• **DATASET SECTION**:
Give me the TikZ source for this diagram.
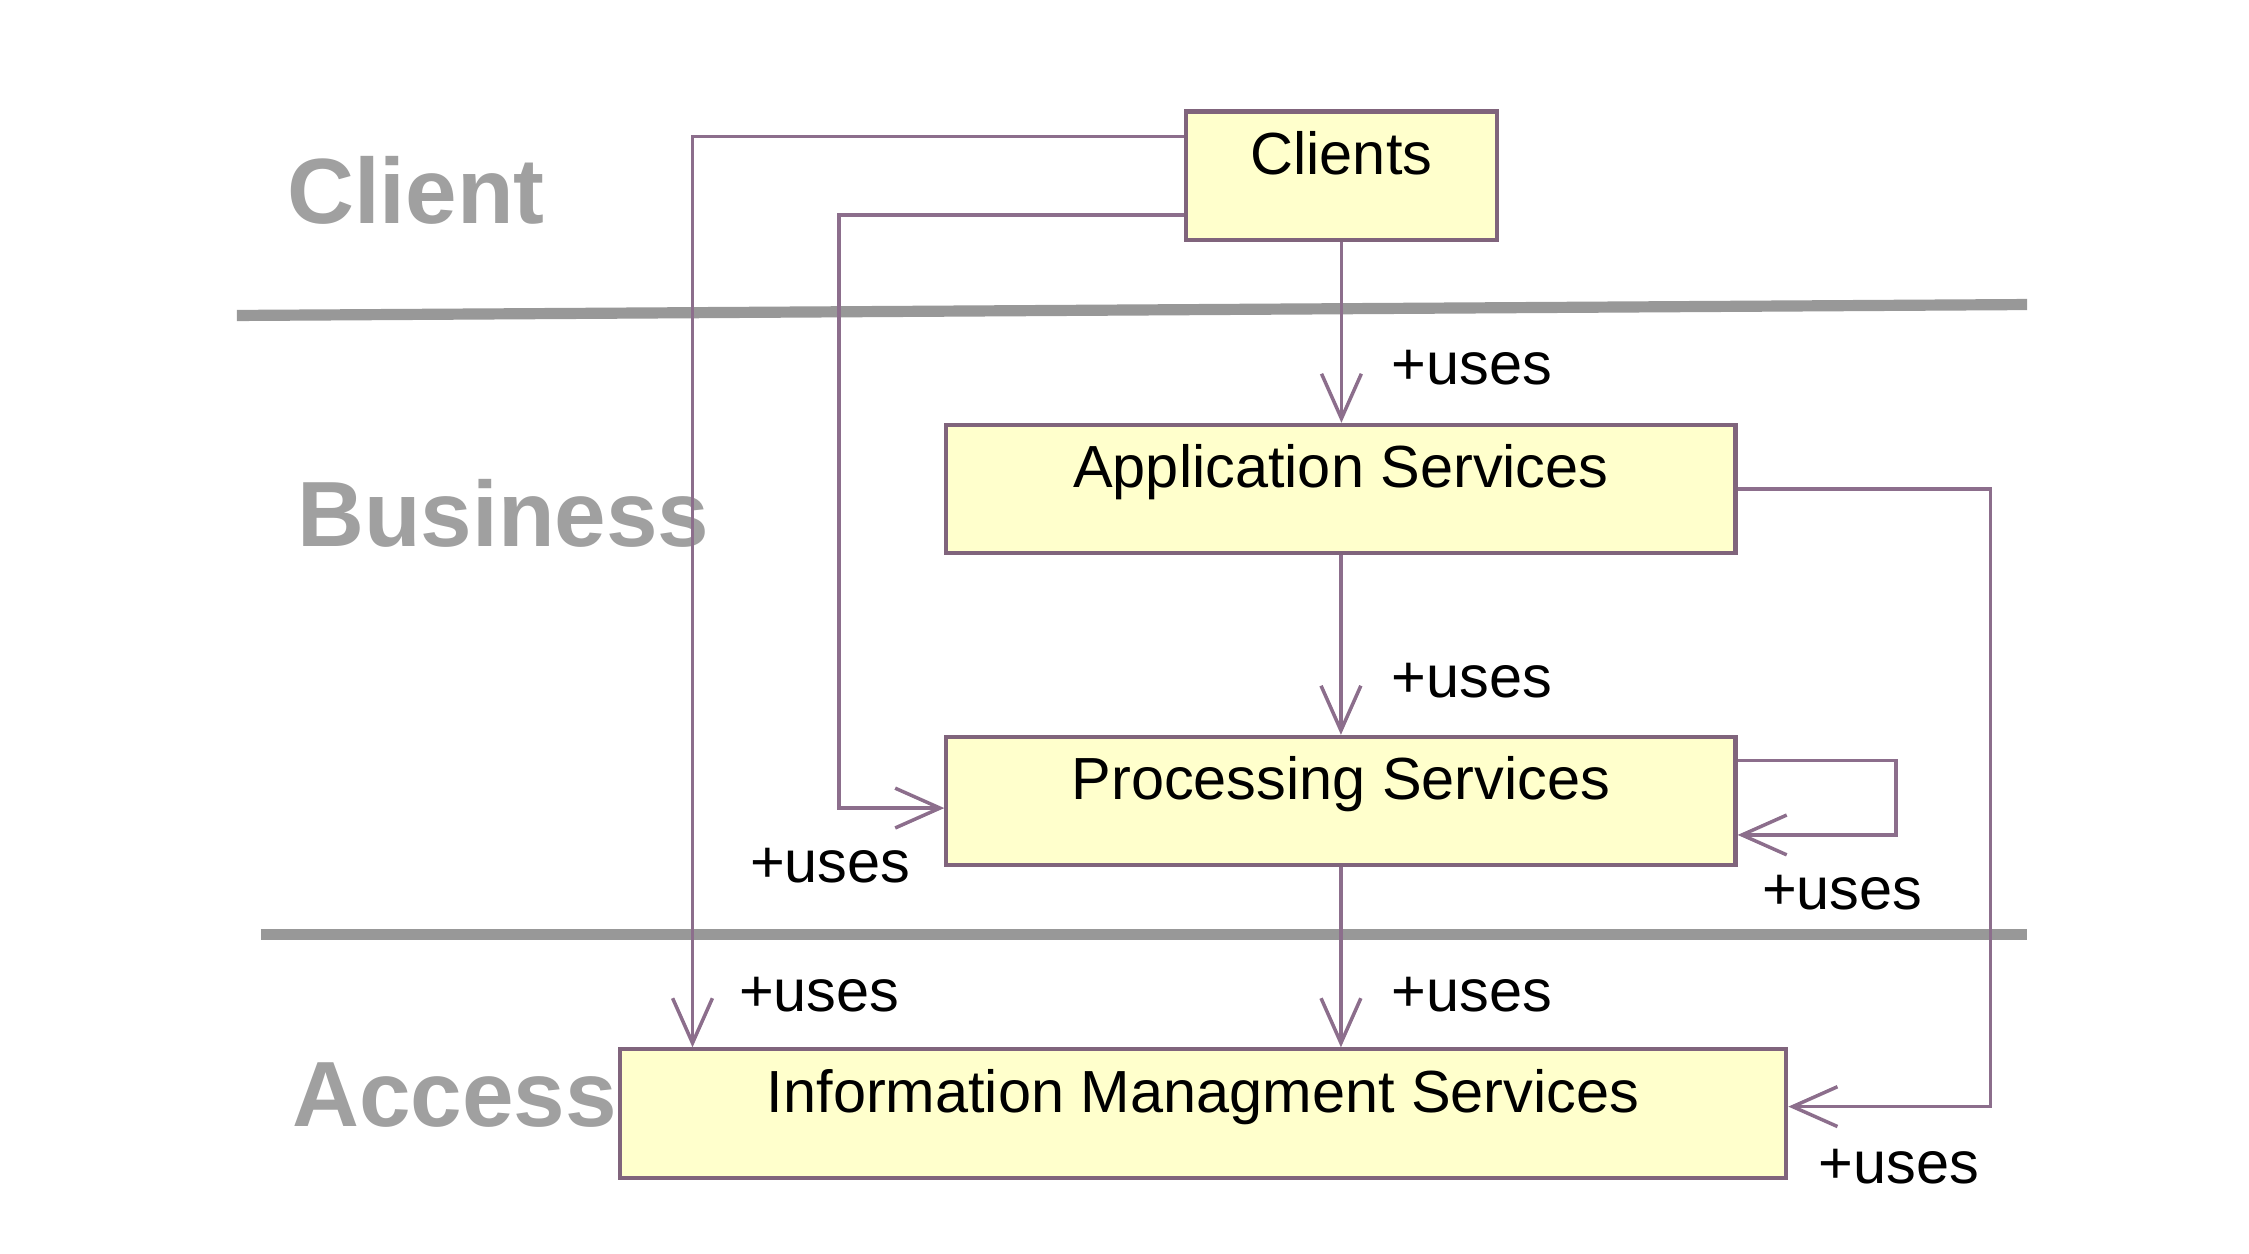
\documentclass[tikz,border=0pt]{standalone}
\usepackage{fontspec}
\setmainfont{Liberation Sans}
\usetikzlibrary{arrows.meta,calc}
\definecolor{boxfill}{RGB}{255,255,204}
\definecolor{boxline}{RGB}{128,100,124}
\definecolor{linkcol}{RGB}{140,110,140}
\definecolor{tiergray}{RGB}{152,152,152}
\definecolor{tiertext}{RGB}{160,160,160}
\tikzset{
	svcbox/.style={draw=boxline, line width=1.2pt, fill=boxfill, inner sep=0pt, minimum height=1.29cm, text height=6.3mm, text depth=6.6mm, font=\fontsize{17}{20}\selectfont},
	usesarrow/.style={draw=linkcol, line width=1pt, -{Straight Barb[length=4.5mm,width=4mm]}},
	useslabel/.style={anchor=base west, inner sep=0pt, font=\fontsize{17}{20}\selectfont},
	tiername/.style={anchor=base west, inner sep=0pt, text=tiertext, font=\fontsize{26.5}{30}\selectfont\bfseries},
	tierline/.style={draw=tiergray, line width=3.2pt},
}

\begin{document}
\begin{tikzpicture}
		%%%%% START %%%%%
		\useasboundingbox[fill=white] (0, 0) rectangle (22.60, -12.60);
		
		% tiers
		\node[tiername] (tclient) at (2.88, -2.25) {Client};
		\node[tiername] (tbusiness) at (2.98, -5.49) {Business};
		\node[tiername] (taccess) at (2.93, -11.32) {Access};
		\draw[tierline] (2.38, -3.17) -- (20.37, -3.06);
		\draw[tierline] (2.62, -9.39) -- (20.37, -9.39);
		
		% services
		\node[svcbox, minimum width=3.12cm] (clients) at (13.48, -1.765) {Clients};
		\node[svcbox, minimum width=7.93cm] (appsvc) at (13.475, -4.915) {Application Services};
		\node[svcbox, minimum width=7.93cm] (procsvc) at (13.475, -8.05) {Processing Services};
		\node[svcbox, minimum width=11.72cm] (infosvc) at (12.09, -11.19) {Information Managment Services};
		
		% uses links
		\draw[usesarrow] (clients.south) -- (clients.south |- appsvc.north);
		\draw[usesarrow] (appsvc.south) -- (appsvc.south |- procsvc.north);
		\draw[usesarrow] (procsvc.south) -- (procsvc.south |- infosvc.north);
		\draw[usesarrow] ([yshift=3.95mm]clients.west) -| ([xshift=7.5mm]infosvc.north west);
		\draw[usesarrow] ([yshift=-3.95mm]clients.west) -- ++(-3.47, 0) |- ([yshift=-0.7mm]procsvc.west);
		\draw[usesarrow] ([yshift=4.1mm]procsvc.east) -- ++(1.59, 0) |- ([yshift=-3.4mm]procsvc.east);
		\draw[usesarrow] (appsvc.east) -- ++(2.54, 0) |- ([yshift=0.7mm]infosvc.east);
		
		\node[useslabel] (u1) at (13.98, -3.86) {+uses};
		\node[useslabel] (u2) at (13.98, -7.01) {+uses};
		\node[useslabel] (u3) at (13.98, -10.16) {+uses};
		\node[useslabel] (u4) at (7.42, -10.16) {+uses};
		\node[useslabel] (u5) at (7.53, -8.87) {+uses};
		\node[useslabel] (u6) at (17.70, -9.14) {+uses};
		\node[useslabel] (u7) at (18.27, -11.89) {+uses};
		
		%%%%% END %%%%%
	\end{tikzpicture}
\end{document}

• **PROBLEM TO SOLVE**:
Strip out the pictures and quote the remaining data word for word.

• **REPLY**:
Give me the TikZ source for this diagram.
\documentclass[tikz,border=0pt]{standalone}
\usepackage{fontspec}
\setmainfont{Liberation Sans}
\usetikzlibrary{arrows.meta,calc}
\definecolor{boxfill}{RGB}{255,255,204}
\definecolor{boxline}{RGB}{128,100,124}
\definecolor{linkcol}{RGB}{140,110,140}
\definecolor{tiergray}{RGB}{152,152,152}
\definecolor{tiertext}{RGB}{160,160,160}
\tikzset{
	svcbox/.style={draw=boxline, line width=1.2pt, fill=boxfill, inner sep=0pt, minimum height=1.29cm, text height=6.3mm, text depth=6.6mm, font=\fontsize{17}{20}\selectfont},
	usesarrow/.style={draw=linkcol, line width=1pt, -{Straight Barb[length=4.5mm,width=4mm]}},
	useslabel/.style={anchor=base west, inner sep=0pt, font=\fontsize{17}{20}\selectfont},
	tiername/.style={anchor=base west, inner sep=0pt, text=tiertext, font=\fontsize{26.5}{30}\selectfont\bfseries},
	tierline/.style={draw=tiergray, line width=3.2pt},
}

\begin{document}
\begin{tikzpicture}
		%%%%% START %%%%%
		\useasboundingbox[fill=white] (0, 0) rectangle (22.60, -12.60);
		
		% tiers
		\node[tiername] (tclient) at (2.88, -2.25) {Client};
		\node[tiername] (tbusiness) at (2.98, -5.49) {Business};
		\node[tiername] (taccess) at (2.93, -11.32) {Access};
		\draw[tierline] (2.38, -3.17) -- (20.37, -3.06);
		\draw[tierline] (2.62, -9.39) -- (20.37, -9.39);
		
		% services
		\node[svcbox, minimum width=3.12cm] (clients) at (13.48, -1.765) {Clients};
		\node[svcbox, minimum width=7.93cm] (appsvc) at (13.475, -4.915) {Application Services};
		\node[svcbox, minimum width=7.93cm] (procsvc) at (13.475, -8.05) {Processing Services};
		\node[svcbox, minimum width=11.72cm] (infosvc) at (12.09, -11.19) {Information Managment Services};
		
		% uses links
		\draw[usesarrow] (clients.south) -- (clients.south |- appsvc.north);
		\draw[usesarrow] (appsvc.south) -- (appsvc.south |- procsvc.north);
		\draw[usesarrow] (procsvc.south) -- (procsvc.south |- infosvc.north);
		\draw[usesarrow] ([yshift=3.95mm]clients.west) -| ([xshift=7.5mm]infosvc.north west);
		\draw[usesarrow] ([yshift=-3.95mm]clients.west) -- ++(-3.47, 0) |- ([yshift=-0.7mm]procsvc.west);
		\draw[usesarrow] ([yshift=4.1mm]procsvc.east) -- ++(1.59, 0) |- ([yshift=-3.4mm]procsvc.east);
		\draw[usesarrow] (appsvc.east) -- ++(2.54, 0) |- ([yshift=0.7mm]infosvc.east);
		
		\node[useslabel] (u1) at (13.98, -3.86) {+uses};
		\node[useslabel] (u2) at (13.98, -7.01) {+uses};
		\node[useslabel] (u3) at (13.98, -10.16) {+uses};
		\node[useslabel] (u4) at (7.42, -10.16) {+uses};
		\node[useslabel] (u5) at (7.53, -8.87) {+uses};
		\node[useslabel] (u6) at (17.70, -9.14) {+uses};
		\node[useslabel] (u7) at (18.27, -11.89) {+uses};
		
		%%%%% END %%%%%
	\end{tikzpicture}
\end{document}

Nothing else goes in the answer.